Jen Psaki, the White House press secretary, criticized Florida surgeon general Joseph Ladapo’s advice that healthy children not be given the Covid-19 vaccine.
When a reporter asked Psaki whether the Biden administration agreed with that advisory, she replied: “Absolutely not. … We know the science, we know the data and what works and what the most effective steps are in protecting people of a range of ages from hospitalization and even death.”
She stated that the vaccine’s safety and efficacy for children have been confirmed by the FDA and the CDC. While it’s unclear what age group Ladapo’s advice is aimed towards, studies have consistently found that Covid infection poses a minimal risk of severe disease in young children.
Psaki focused her response on adolescent risk, which is higher than that of young children.
“We also know through the data that unvaccinated teenagers are three times as likely to be hospitalized for Covid than vaccinated teenagers, so it’s deeply disturbing that there are politicians peddling conspiracy theories out there, and casting doubt on vaccinations when it is our best tool against the virus and the best tool to prevent even teenagers from being hospitalized,” Psaki said.
Despite overwhelming evidence that they are not a group at risk of serious infection, children have borne the brunt of pandemic mitigation measures, such as masking for seven hours a day in public schools.

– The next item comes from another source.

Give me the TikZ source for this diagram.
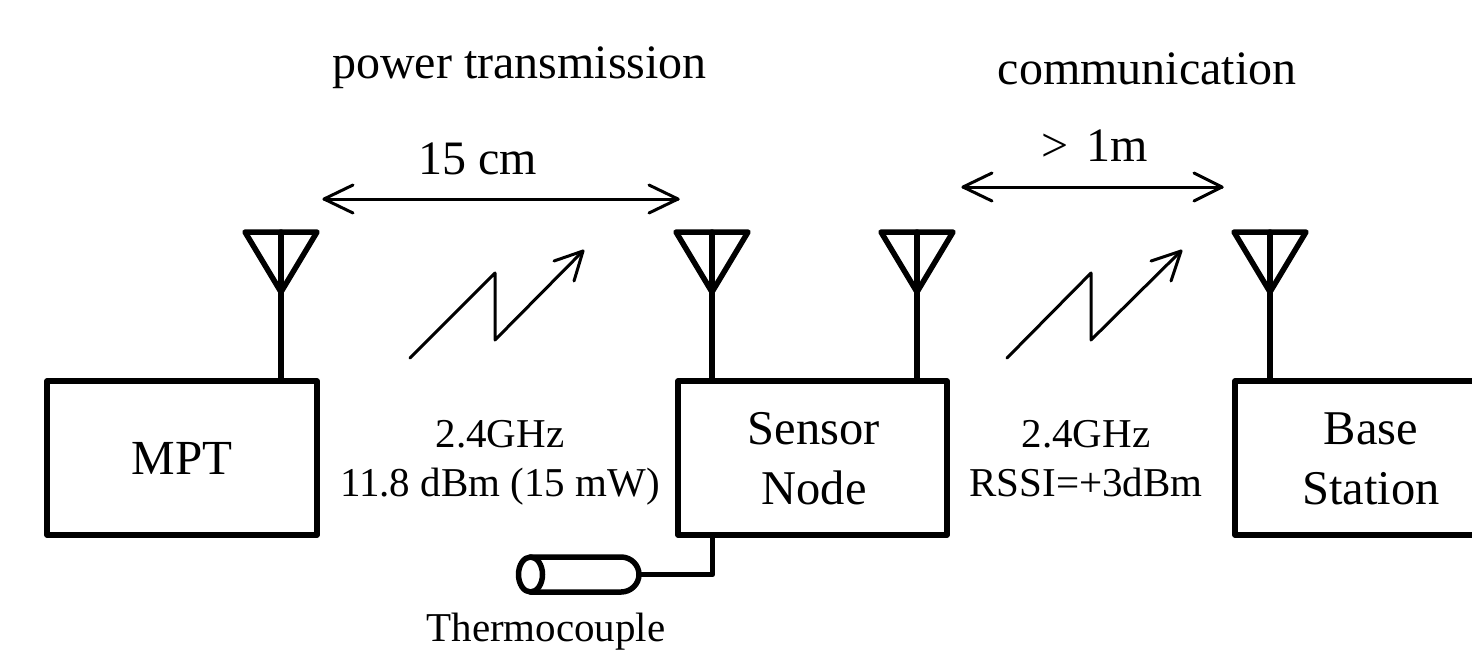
\documentclass[tikz,border=0pt]{standalone}
\usepackage{fontspec}
\setmainfont{Liberation Serif}
\begin{document}
\begin{tikzpicture}[x=1pt,y=-1pt,line join=round,line cap=round,
  blockbox/.style={draw,line width=5.5pt,line join=round,minimum height=154pt,align=center,inner sep=0pt,font=\fontsize{49}{60}\selectfont},
  antline/.style={line width=5.5pt},
  thinline/.style={line width=3pt},
  lab/.style={inner sep=0pt,align=center},
  biglab/.style={lab,font=\fontsize{48}{56}\selectfont},
  blocklab/.style={lab,font=\fontsize{48.5}{60}\selectfont},
  smalllab/.style={lab,font=\fontsize{41}{49}\selectfont}]
\useasboundingbox (0,0) rectangle (1472,649);
\clip (0,0) rectangle (1472,649);
% blocks
\node[blockbox,minimum width=270pt] (mpt) at (182,458) {MPT};
\node[blockbox,minimum width=269pt] (sensor) at (812.5,458) {\phantom{.}};
\node[blockbox,minimum width=240pt] (base) at (1355,458) {\phantom{.}};
\node[blocklab] (sensortext) at (814,458.5) {Sensor\\Node};
\node[blocklab] (basetext) at (1371,458.5) {Base\\Station};
% antennas
\foreach \n/\x/\b in {a/281/mpt,b/712/sensor,c/917/sensor,d/1270/base}{
  \coordinate (\n apex) at (\x,292);
  \coordinate (\n top) at (\x,232);
  \coordinate (\n l) at (\x-36,232);
  \coordinate (\n r) at (\x+36,232);
  \draw[antline] (\n l) -- (\n r) -- (\n apex) -- cycle;
  \draw[antline] (\n top) -- (\n top |- \b.north);
}
% distance arrows
\coordinate (p1) at (324,199); \coordinate (p2) at (678,199);
\coordinate (q1) at (963,187); \coordinate (q2) at (1222,187);
\draw[thinline] (p1) -- (p2);
\draw[thinline] (353,185) -- (p1) -- (353,213);
\draw[thinline] (649,185) -- (p2) -- (649,213);
\draw[thinline] (q1) -- (q2);
\draw[thinline] (992,173) -- (q1) -- (992,201);
\draw[thinline] (1194,173) -- (q2) -- (1194,201);
% lightning
\draw[thinline] (410,358) -- (495,273) -- (495,340) -- (583,251);
\draw[thinline] (554,261) -- (583,251) -- (574,281);
\draw[thinline] (1007,358) -- (1091,273) -- (1091,340) -- (1181,251);
\draw[thinline] (1151,261) -- (1181,251) -- (1171,281);
% thermocouple
\coordinate (tc) at (639,574.5);
\coordinate (tcbend) at (712.5,574.5);
\draw[line width=5.5pt] (530.5,557) -- (621,557) .. controls (631,557) and (639,565) .. (tc) .. controls (639,584) and (631,592) .. (621,592) -- (530.5,592);
\draw[line width=5.5pt] (530.5,574.5) ellipse[x radius=12,y radius=17.5];
\draw[line width=5.5pt] (tc) -- (tcbend) -- (tcbend |- sensor.south);
% labels
\node[biglab] (t1) at (519.5,68) {power transmission};
\node[biglab] (t2) at (1147,69) {communication};
\node[biglab] (t3) at (478,159) {15 cm};
\node[biglab] (t4) at (1095,146) {> \hspace{6pt}1m};
\node[smalllab] (t5) at (500,462.5) {2.4GHz\\11.8 dBm (15 mW)};
\node[smalllab] (t6) at (1086,458.5) {2.4GHz\\RSSI=+3dBm};
\node[smalllab] (t7) at (546,632) {Thermocouple};
\end{tikzpicture}
\end{document}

At a roundtable hosted by Governor Ron DeSantis on Monday, the head of Florida’s health department revealed the decision.
“The Florida Department of Health is going to be the first state to officially recommend against the COVID-19 vaccines for healthy children,” Ladapo said at the meeting.
“[There’s] individual rights, individual choice, and truth on one side, and really sort of overarching powers, overarching government, abuse of powers, abuse of data, dishonesty and frankly, a lot of unethical behavior on the other side,” he added.
On several Covid-19 policies, Ladapo has echoed DeSantis, blasting the Biden administration in recent months for limiting the release of specific monoclonal antibodies.
Despite the fact that many European countries have expedited and increased vaccine access to almost all age groups in their populations, Sweden decided in January that it will not recommend vaccines for children aged five to eleven since the risks outweighed the benefits. In Germany, the vaccine is only recommended for children aged five to eleven who have pre-existing medical conditions.